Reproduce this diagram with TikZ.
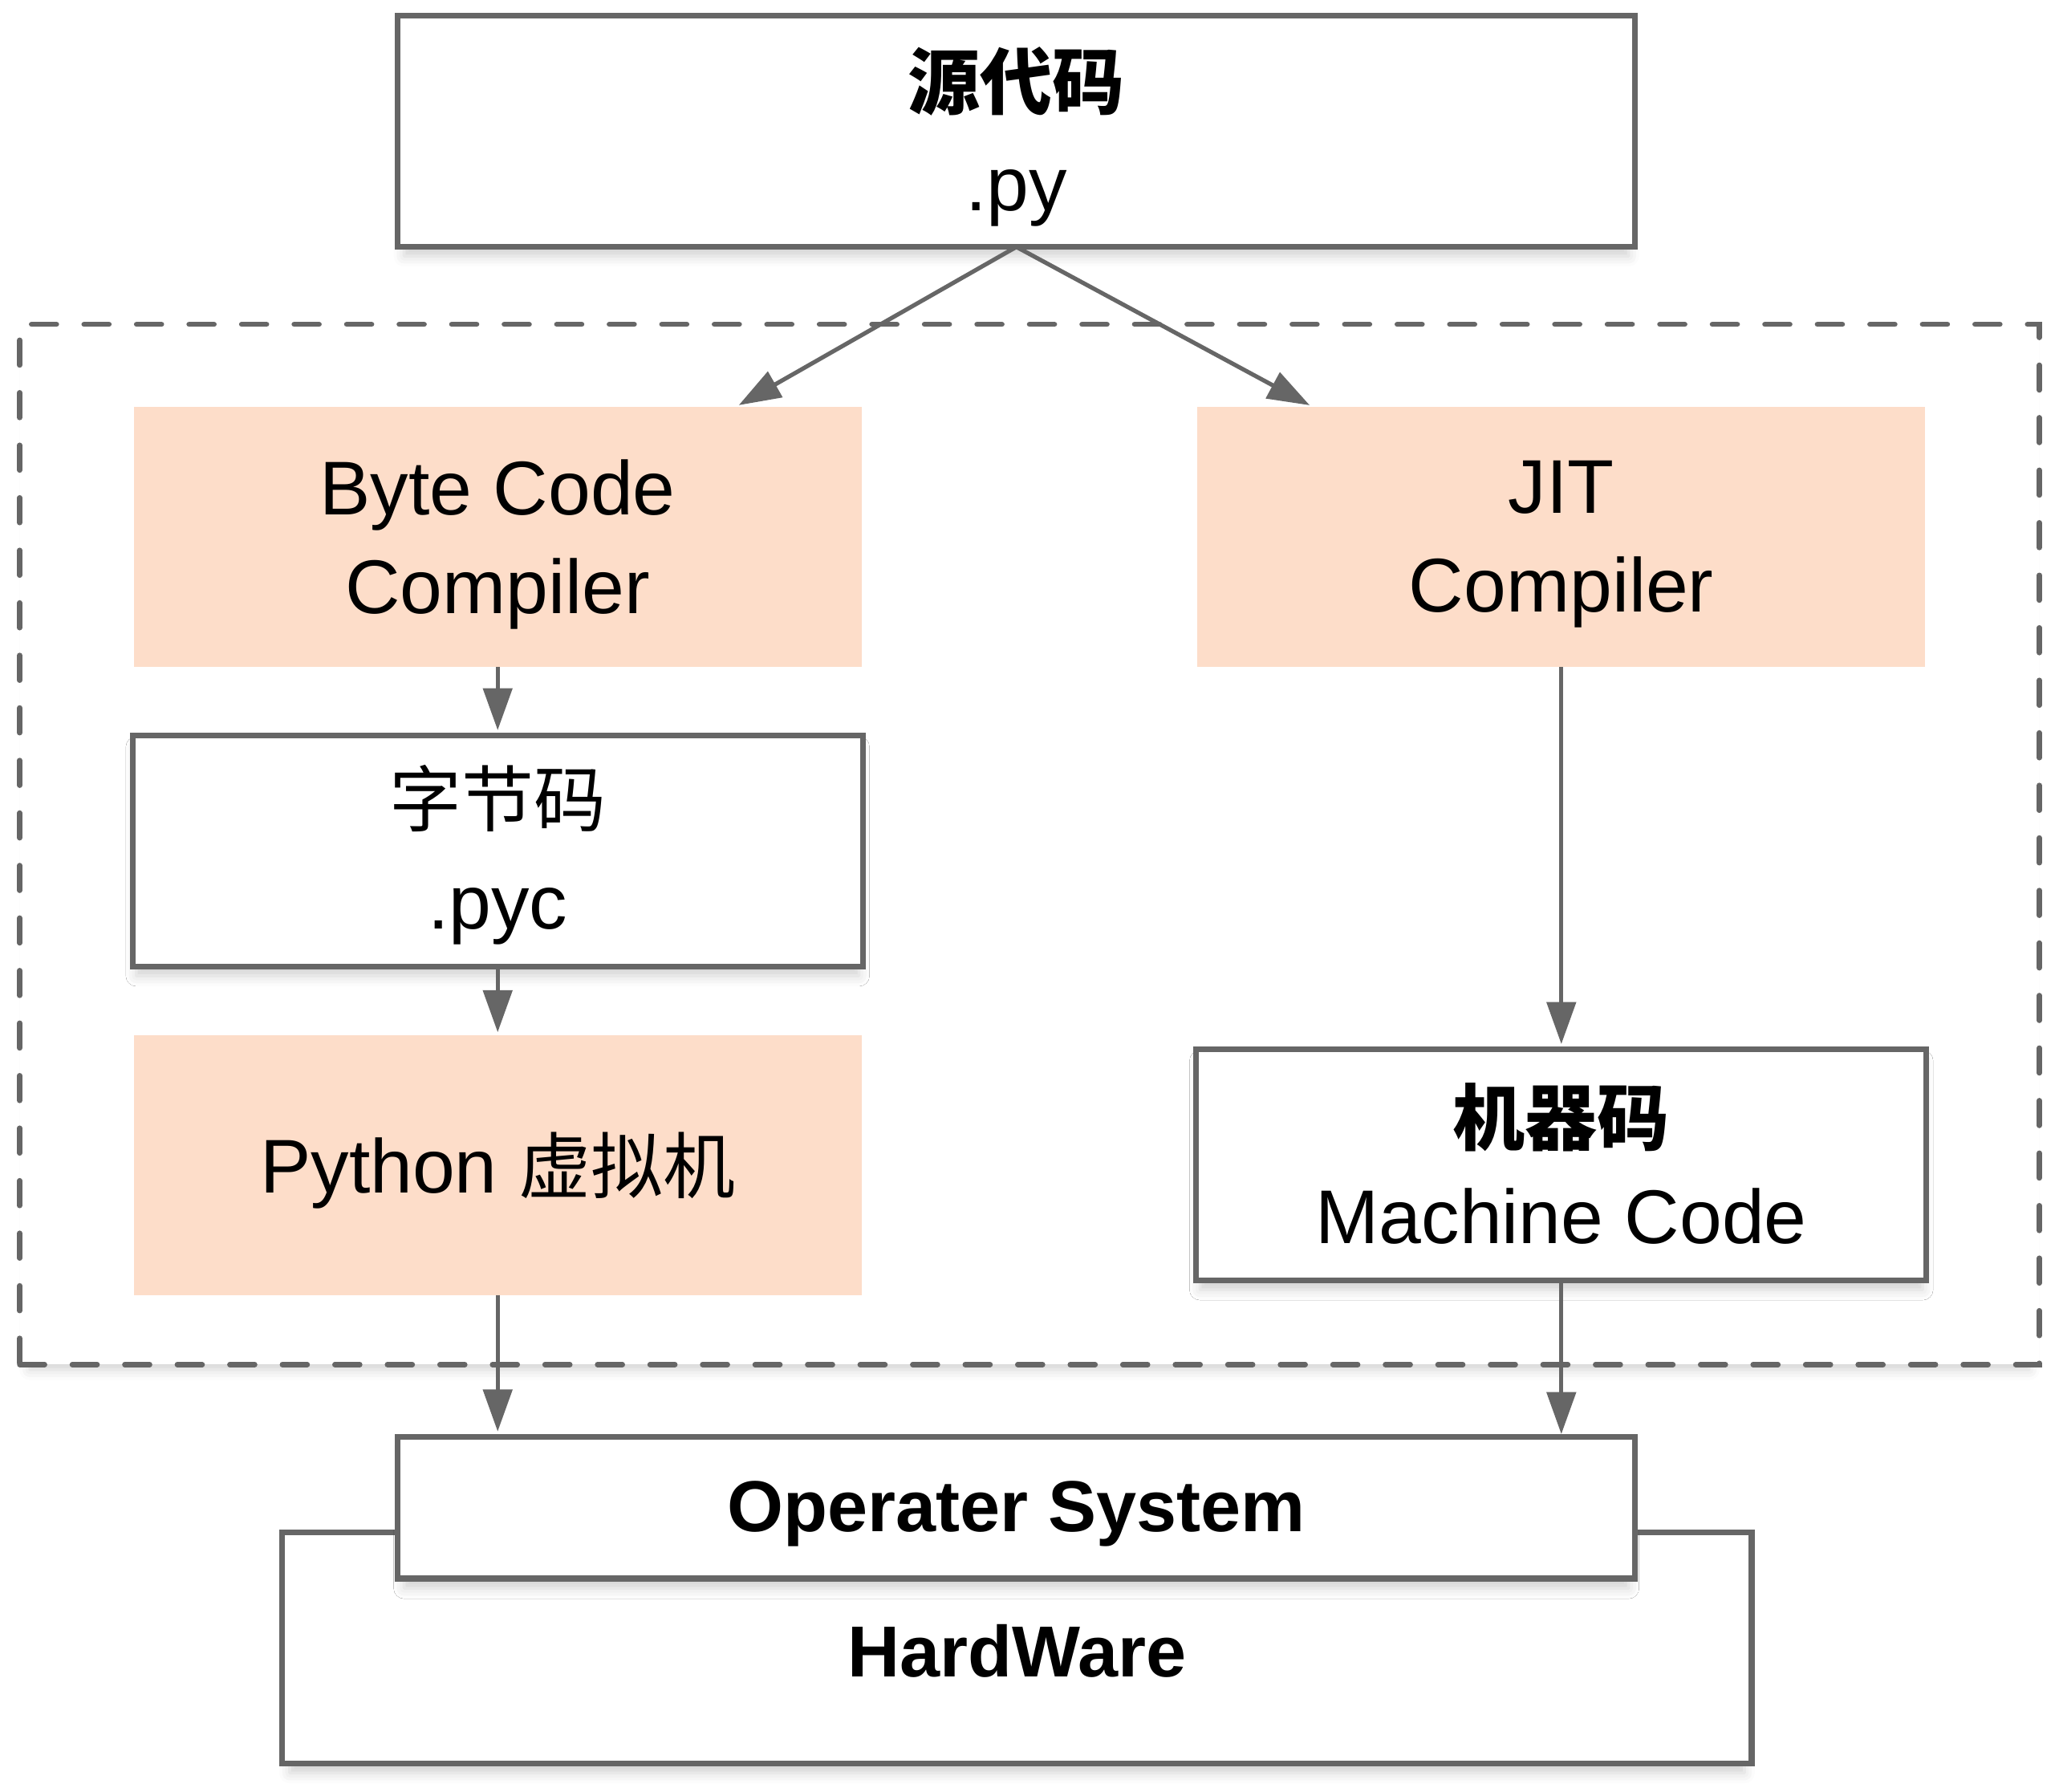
\documentclass[tikz,border=0pt]{standalone}
\usepackage{fontspec}
\setmainfont{Liberation Sans}
\newfontfamily\cjk{Noto Sans CJK SC}
\usetikzlibrary{arrows.meta,shadows.blur}
\definecolor{edge}{HTML}{666666}
\definecolor{peach}{RGB}{253,221,201}
\begin{document}
\begin{tikzpicture}[x=0.5pt,y=-0.5pt,
  every node/.style={inner sep=0pt, outer sep=0pt},
  softshadow/.style={blur shadow={shadow xshift=0pt, shadow yshift=-4pt, shadow scale=0.99, shadow blur radius=4pt, shadow opacity=18}},
  whitebox/.style={draw=edge, line width=2.2pt, fill=white, softshadow},
  peachbox/.style={fill=peach},
  groupbox/.style={draw=edge, line width=2pt, fill=white, dash pattern=on 9.5pt off 10.5pt, line cap=round, softshadow},
  label text/.style={align=center},
  link/.style={draw=edge, line width=1.6pt, -{Triangle[length=16pt,width=11pt]}},
]
\useasboundingbox (0,0) rectangle (1568,1364.5);

% dashed group
\node[groupbox, minimum width=769pt, minimum height=396pt] (group) at (784,643) {};

% hardware and OS
\node[whitebox, minimum width=559.5pt, minimum height=88pt] (hw) at (774.5,1255) {};
\node[label text, font=\fontsize{27.5}{38}\selectfont\bfseries] (hwt) at ([yshift=-1pt]hw.center) {HardWare};
\node[whitebox, minimum width=471pt, minimum height=54pt] (os) at (774,1148) {};
\node[label text, font=\fontsize{27.5}{38}\selectfont\bfseries] (ost) at ([yshift=-2.5pt]os.center) {Operater System};

% source
\node[whitebox, minimum width=471pt, minimum height=88pt] (src) at (774,100) {};
\node[label text, font=\fontsize{29}{39}\selectfont] (srct) at ([yshift=-2pt]src.center) {{\fontsize{27.5}{39}\selectfont\cjk\bfseries 源代码}\\.py};

% compilers
\node[peachbox, minimum width=277pt, minimum height=99pt] (bcc) at (379,409) {};
\node[label text, font=\fontsize{29}{37.5}\selectfont] (bcct) at ([yshift=-2.7pt]bcc.center) {Byte Code\\Compiler};
\node[peachbox, minimum width=277pt, minimum height=99pt] (jit) at (1189,409) {};
\node[label text, font=\fontsize{29}{37.5}\selectfont] (jitt) at ([yshift=-2.7pt]jit.center) {JIT\\Compiler};

% bytecode
\node[whitebox, minimum width=278pt, minimum height=88pt] (pyc) at (379,648) {};
\node[label text, font=\fontsize{29}{39}\selectfont] (pyct) at ([yshift=-1.5pt]pyc.center) {{\fontsize{27.5}{39}\selectfont\cjk 字节码}\\.pyc};

% python vm
\node[peachbox, minimum width=277pt, minimum height=99pt] (pvm) at (379,887) {};
\node[label text, font=\fontsize{29}{38}\selectfont] (pvmt) at ([yshift=-2pt]pvm.center) {Python {\fontsize{27.5}{38}\selectfont\cjk 虚拟机}};

% machine code
\node[whitebox, minimum width=278pt, minimum height=88pt] (mc) at (1189,887) {};
\node[label text, font=\fontsize{29}{37.5}\selectfont] (mct) at ([yshift=0.5pt]mc.center) {{\fontsize{27.5}{37.5}\selectfont\cjk\bfseries 机器码}\\Machine Code};

% connectors
\coordinate (bccin) at ([xshift=90.5pt]bcc.north);
\coordinate (jitin) at ([xshift=-94.5pt]jit.north);
\draw[link, shorten >=1.5pt] (src.south) -- (bccin);
\draw[link, shorten >=1.5pt] (src.south) -- (jitin);
\draw[link, shorten >=2pt] (bcc.south) -- (pyc.north);
\draw[link, shorten >=1pt] (pyc.south) -- (pvm.north);
\draw[link, shorten >=2pt] (jit.south) -- (mc.north);
\draw[link, shorten >=2pt] (pvm.south) -- (pvm.south |- os.north);
\draw[link, shorten >=1pt] (mc.south) -- (mc.south |- os.north);
\end{tikzpicture}
\end{document}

--------------------------------

Exercise:
Without the pictures, retype the whole of the material above exactly.

Solved problem:
Reproduce this diagram with TikZ.
\documentclass[tikz,border=0pt]{standalone}
\usepackage{fontspec}
\setmainfont{Liberation Sans}
\newfontfamily\cjk{Noto Sans CJK SC}
\usetikzlibrary{arrows.meta,shadows.blur}
\definecolor{edge}{HTML}{666666}
\definecolor{peach}{RGB}{253,221,201}
\begin{document}
\begin{tikzpicture}[x=0.5pt,y=-0.5pt,
  every node/.style={inner sep=0pt, outer sep=0pt},
  softshadow/.style={blur shadow={shadow xshift=0pt, shadow yshift=-4pt, shadow scale=0.99, shadow blur radius=4pt, shadow opacity=18}},
  whitebox/.style={draw=edge, line width=2.2pt, fill=white, softshadow},
  peachbox/.style={fill=peach},
  groupbox/.style={draw=edge, line width=2pt, fill=white, dash pattern=on 9.5pt off 10.5pt, line cap=round, softshadow},
  label text/.style={align=center},
  link/.style={draw=edge, line width=1.6pt, -{Triangle[length=16pt,width=11pt]}},
]
\useasboundingbox (0,0) rectangle (1568,1364.5);

% dashed group
\node[groupbox, minimum width=769pt, minimum height=396pt] (group) at (784,643) {};

% hardware and OS
\node[whitebox, minimum width=559.5pt, minimum height=88pt] (hw) at (774.5,1255) {};
\node[label text, font=\fontsize{27.5}{38}\selectfont\bfseries] (hwt) at ([yshift=-1pt]hw.center) {HardWare};
\node[whitebox, minimum width=471pt, minimum height=54pt] (os) at (774,1148) {};
\node[label text, font=\fontsize{27.5}{38}\selectfont\bfseries] (ost) at ([yshift=-2.5pt]os.center) {Operater System};

% source
\node[whitebox, minimum width=471pt, minimum height=88pt] (src) at (774,100) {};
\node[label text, font=\fontsize{29}{39}\selectfont] (srct) at ([yshift=-2pt]src.center) {{\fontsize{27.5}{39}\selectfont\cjk\bfseries 源代码}\\.py};

% compilers
\node[peachbox, minimum width=277pt, minimum height=99pt] (bcc) at (379,409) {};
\node[label text, font=\fontsize{29}{37.5}\selectfont] (bcct) at ([yshift=-2.7pt]bcc.center) {Byte Code\\Compiler};
\node[peachbox, minimum width=277pt, minimum height=99pt] (jit) at (1189,409) {};
\node[label text, font=\fontsize{29}{37.5}\selectfont] (jitt) at ([yshift=-2.7pt]jit.center) {JIT\\Compiler};

% bytecode
\node[whitebox, minimum width=278pt, minimum height=88pt] (pyc) at (379,648) {};
\node[label text, font=\fontsize{29}{39}\selectfont] (pyct) at ([yshift=-1.5pt]pyc.center) {{\fontsize{27.5}{39}\selectfont\cjk 字节码}\\.pyc};

% python vm
\node[peachbox, minimum width=277pt, minimum height=99pt] (pvm) at (379,887) {};
\node[label text, font=\fontsize{29}{38}\selectfont] (pvmt) at ([yshift=-2pt]pvm.center) {Python {\fontsize{27.5}{38}\selectfont\cjk 虚拟机}};

% machine code
\node[whitebox, minimum width=278pt, minimum height=88pt] (mc) at (1189,887) {};
\node[label text, font=\fontsize{29}{37.5}\selectfont] (mct) at ([yshift=0.5pt]mc.center) {{\fontsize{27.5}{37.5}\selectfont\cjk\bfseries 机器码}\\Machine Code};

% connectors
\coordinate (bccin) at ([xshift=90.5pt]bcc.north);
\coordinate (jitin) at ([xshift=-94.5pt]jit.north);
\draw[link, shorten >=1.5pt] (src.south) -- (bccin);
\draw[link, shorten >=1.5pt] (src.south) -- (jitin);
\draw[link, shorten >=2pt] (bcc.south) -- (pyc.north);
\draw[link, shorten >=1pt] (pyc.south) -- (pvm.north);
\draw[link, shorten >=2pt] (jit.south) -- (mc.north);
\draw[link, shorten >=2pt] (pvm.south) -- (pvm.south |- os.north);
\draw[link, shorten >=1pt] (mc.south) -- (mc.south |- os.north);
\end{tikzpicture}
\end{document}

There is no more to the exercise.